_Instructions for the task_: Pictures aside, quote the whole listing exactly.

_Data section_:

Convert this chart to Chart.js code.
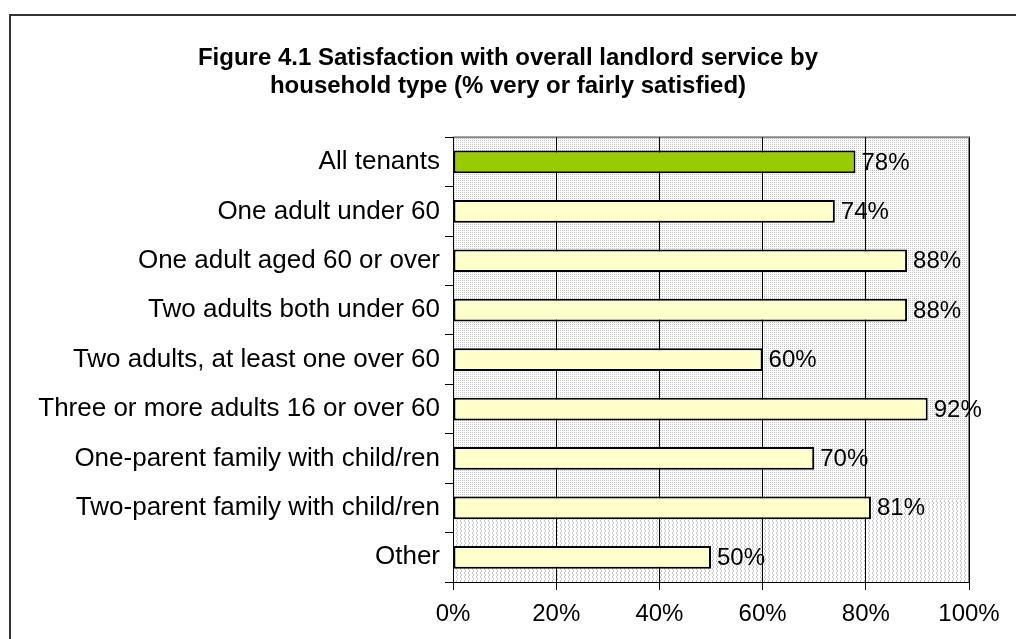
<!DOCTYPE html>
<html>
<head>
<meta charset="utf-8">
<script src="https://cdn.jsdelivr.net/npm/chart.js@4"></script>
<style>
  html, body { margin: 0; padding: 0; background: #fff; }
  #wrap { position: relative; width: 1016px; height: 639px; }
</style>
</head>
<body>
<div id="wrap"><canvas id="chart" width="1016" height="639"></canvas></div>
<script>
const categories = [
    'All tenants',
    'One adult under 60',
    'One adult aged 60 or over',
    'Two adults both under 60',
    'Two adults, at least one over 60',
    'Three or more adults 16 or over 60',
    'One-parent family with child/ren',
    'Two-parent family with child/ren',
    'Other'
];
const satisfied = [78, 74, 88, 88, 60, 92, 70, 81, 50];
const barColors = ['#99CC00', '#FFFFCC', '#FFFFCC', '#FFFFCC', '#FFFFCC', '#FFFFCC', '#FFFFCC', '#FFFFCC', '#FFFFCC'];
const xTicks = [0, 20, 40, 60, 80, 100];
const titleLines = [
    'Figure 4.1 Satisfaction with overall landlord service by',
    'household type (% very or fairly satisfied)'
];

const FONT = '"Liberation Sans", Arial, sans-serif';

// dotted fill like the old spreadsheet plot area
function makePattern(ctx, wavy) {
    const c = document.createElement('canvas');
    c.width = 4; c.height = 4;
    const p = c.getContext('2d');
    p.fillStyle = '#ffffff';
    p.fillRect(0, 0, 4, 4);
    p.fillStyle = '#c8c8c8';
    if (wavy) {
        p.fillRect(0, 0, 1, 2);
        p.fillRect(1, 2, 1, 2);
    } else {
        p.fillRect(0, 0, 1, 1);
        p.fillRect(2, 2, 1, 1);
        p.fillRect(2, 0, 1, 1);
        p.fillRect(0, 2, 1, 1);
    }
    return ctx.createPattern(c, 'repeat');
}

const plotBackground = {
    id: 'plotBackground',
    beforeDraw(chart) {
        const { ctx, chartArea: a } = chart;
        ctx.save();
        // outer frame
        ctx.strokeStyle = '#333';
        ctx.lineWidth = 2;
        ctx.strokeRect(10, 15, 1100, 800);
        ctx.fillStyle = makePattern(ctx, false);
        ctx.fillRect(a.left, a.top, a.right - a.left, a.bottom - a.top);
        const yScale = chart.scales.y;
        const split = yScale.getPixelForValue(7) - 9;
        ctx.fillStyle = makePattern(ctx, true);
        ctx.fillRect(a.left, split, a.right - a.left, a.bottom - split);
        ctx.strokeStyle = '#888';
        ctx.lineWidth = 2;
        ctx.beginPath();
        ctx.moveTo(a.left, a.top);
        ctx.lineTo(a.right, a.top);
        ctx.lineTo(a.right, a.bottom);
        ctx.stroke();
        ctx.restore();
    }
};

const valueLabels = {
    id: 'valueLabels',
    afterDatasetsDraw(chart) {
        const { ctx } = chart;
        const meta = chart.getDatasetMeta(0);
        ctx.save();
        ctx.font = '24px ' + FONT;
        ctx.fillStyle = '#000';
        ctx.textAlign = 'left';
        ctx.textBaseline = 'middle';
        meta.data.forEach((bar, i) => {
            ctx.fillText(satisfied[i] + '%', bar.x + 6, bar.y + 1);
        });
        ctx.restore();
    }
};

new Chart(document.getElementById('chart').getContext('2d'), {
    type: 'bar',
    data: {
        labels: categories,
        datasets: [{
            data: satisfied,
            backgroundColor: barColors,
            borderColor: '#000',
            borderWidth: 2,
            borderSkipped: false,
            barPercentage: 0.46,
            categoryPercentage: 1
        }]
    },
    options: {
        indexAxis: 'y',
        responsive: false,
        animation: false,
        layout: { padding: 0 },
        plugins: {
            legend: { display: false },
            tooltip: { enabled: false },
            title: {
                display: true,
                text: titleLines,
                color: '#000',
                font: { family: FONT, size: 24, weight: 'bold', lineHeight: 1.15 },
                padding: { top: 45, bottom: 37 }
            }
        },
        scales: {
            x: {
                min: 0,
                max: 100,
                afterFit(scale) { scale.height = 57; },
                afterBuildTicks(scale) { scale.ticks = xTicks.map(v => ({ value: v })); },
                ticks: {
                    color: '#000',
                    padding: 10,
                    font: { family: FONT, size: 24 },
                    callback: v => v + '%'
                },
                grid: { color: '#000', lineWidth: 1, tickLength: 8 },
                border: { color: '#000', width: 1 }
            },
            y: {
                afterFit(scale) { scale.width = 453; },
                ticks: {
                    color: '#000',
                    padding: 5,
                    font: { family: FONT, size: 26 }
                },
                grid: { drawOnChartArea: false, color: '#000', tickLength: 8, offset: true },
                border: { color: '#000', width: 1 }
            },
            // empty right-hand margin so the title stays centred on the page
            margin: {
                axis: 'y',
                position: 'right',
                afterFit(scale) { scale.width = 47; },
                ticks: { display: false },
                grid: { display: false },
                border: { display: false }
            }
        }
    },
    plugins: [plotBackground, valueLabels]
});
</script>
</body>
</html>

_Correct response_:
Convert this chart to Chart.js code.
<!DOCTYPE html>
<html>
<head>
<meta charset="utf-8">
<script src="https://cdn.jsdelivr.net/npm/chart.js@4"></script>
<style>
  html, body { margin: 0; padding: 0; background: #fff; }
  #wrap { position: relative; width: 1016px; height: 639px; }
</style>
</head>
<body>
<div id="wrap"><canvas id="chart" width="1016" height="639"></canvas></div>
<script>
const categories = [
    'All tenants',
    'One adult under 60',
    'One adult aged 60 or over',
    'Two adults both under 60',
    'Two adults, at least one over 60',
    'Three or more adults 16 or over 60',
    'One-parent family with child/ren',
    'Two-parent family with child/ren',
    'Other'
];
const satisfied = [78, 74, 88, 88, 60, 92, 70, 81, 50];
const barColors = ['#99CC00', '#FFFFCC', '#FFFFCC', '#FFFFCC', '#FFFFCC', '#FFFFCC', '#FFFFCC', '#FFFFCC', '#FFFFCC'];
const xTicks = [0, 20, 40, 60, 80, 100];
const titleLines = [
    'Figure 4.1 Satisfaction with overall landlord service by',
    'household type (% very or fairly satisfied)'
];

const FONT = '"Liberation Sans", Arial, sans-serif';

// dotted fill like the old spreadsheet plot area
function makePattern(ctx, wavy) {
    const c = document.createElement('canvas');
    c.width = 4; c.height = 4;
    const p = c.getContext('2d');
    p.fillStyle = '#ffffff';
    p.fillRect(0, 0, 4, 4);
    p.fillStyle = '#c8c8c8';
    if (wavy) {
        p.fillRect(0, 0, 1, 2);
        p.fillRect(1, 2, 1, 2);
    } else {
        p.fillRect(0, 0, 1, 1);
        p.fillRect(2, 2, 1, 1);
        p.fillRect(2, 0, 1, 1);
        p.fillRect(0, 2, 1, 1);
    }
    return ctx.createPattern(c, 'repeat');
}

const plotBackground = {
    id: 'plotBackground',
    beforeDraw(chart) {
        const { ctx, chartArea: a } = chart;
        ctx.save();
        // outer frame
        ctx.strokeStyle = '#333';
        ctx.lineWidth = 2;
        ctx.strokeRect(10, 15, 1100, 800);
        ctx.fillStyle = makePattern(ctx, false);
        ctx.fillRect(a.left, a.top, a.right - a.left, a.bottom - a.top);
        const yScale = chart.scales.y;
        const split = yScale.getPixelForValue(7) - 9;
        ctx.fillStyle = makePattern(ctx, true);
        ctx.fillRect(a.left, split, a.right - a.left, a.bottom - split);
        ctx.strokeStyle = '#888';
        ctx.lineWidth = 2;
        ctx.beginPath();
        ctx.moveTo(a.left, a.top);
        ctx.lineTo(a.right, a.top);
        ctx.lineTo(a.right, a.bottom);
        ctx.stroke();
        ctx.restore();
    }
};

const valueLabels = {
    id: 'valueLabels',
    afterDatasetsDraw(chart) {
        const { ctx } = chart;
        const meta = chart.getDatasetMeta(0);
        ctx.save();
        ctx.font = '24px ' + FONT;
        ctx.fillStyle = '#000';
        ctx.textAlign = 'left';
        ctx.textBaseline = 'middle';
        meta.data.forEach((bar, i) => {
            ctx.fillText(satisfied[i] + '%', bar.x + 6, bar.y + 1);
        });
        ctx.restore();
    }
};

new Chart(document.getElementById('chart').getContext('2d'), {
    type: 'bar',
    data: {
        labels: categories,
        datasets: [{
            data: satisfied,
            backgroundColor: barColors,
            borderColor: '#000',
            borderWidth: 2,
            borderSkipped: false,
            barPercentage: 0.46,
            categoryPercentage: 1
        }]
    },
    options: {
        indexAxis: 'y',
        responsive: false,
        animation: false,
        layout: { padding: 0 },
        plugins: {
            legend: { display: false },
            tooltip: { enabled: false },
            title: {
                display: true,
                text: titleLines,
                color: '#000',
                font: { family: FONT, size: 24, weight: 'bold', lineHeight: 1.15 },
                padding: { top: 45, bottom: 37 }
            }
        },
        scales: {
            x: {
                min: 0,
                max: 100,
                afterFit(scale) { scale.height = 57; },
                afterBuildTicks(scale) { scale.ticks = xTicks.map(v => ({ value: v })); },
                ticks: {
                    color: '#000',
                    padding: 10,
                    font: { family: FONT, size: 24 },
                    callback: v => v + '%'
                },
                grid: { color: '#000', lineWidth: 1, tickLength: 8 },
                border: { color: '#000', width: 1 }
            },
            y: {
                afterFit(scale) { scale.width = 453; },
                ticks: {
                    color: '#000',
                    padding: 5,
                    font: { family: FONT, size: 26 }
                },
                grid: { drawOnChartArea: false, color: '#000', tickLength: 8, offset: true },
                border: { color: '#000', width: 1 }
            },
            // empty right-hand margin so the title stays centred on the page
            margin: {
                axis: 'y',
                position: 'right',
                afterFit(scale) { scale.width = 47; },
                ticks: { display: false },
                grid: { display: false },
                border: { display: false }
            }
        }
    },
    plugins: [plotBackground, valueLabels]
});
</script>
</body>
</html>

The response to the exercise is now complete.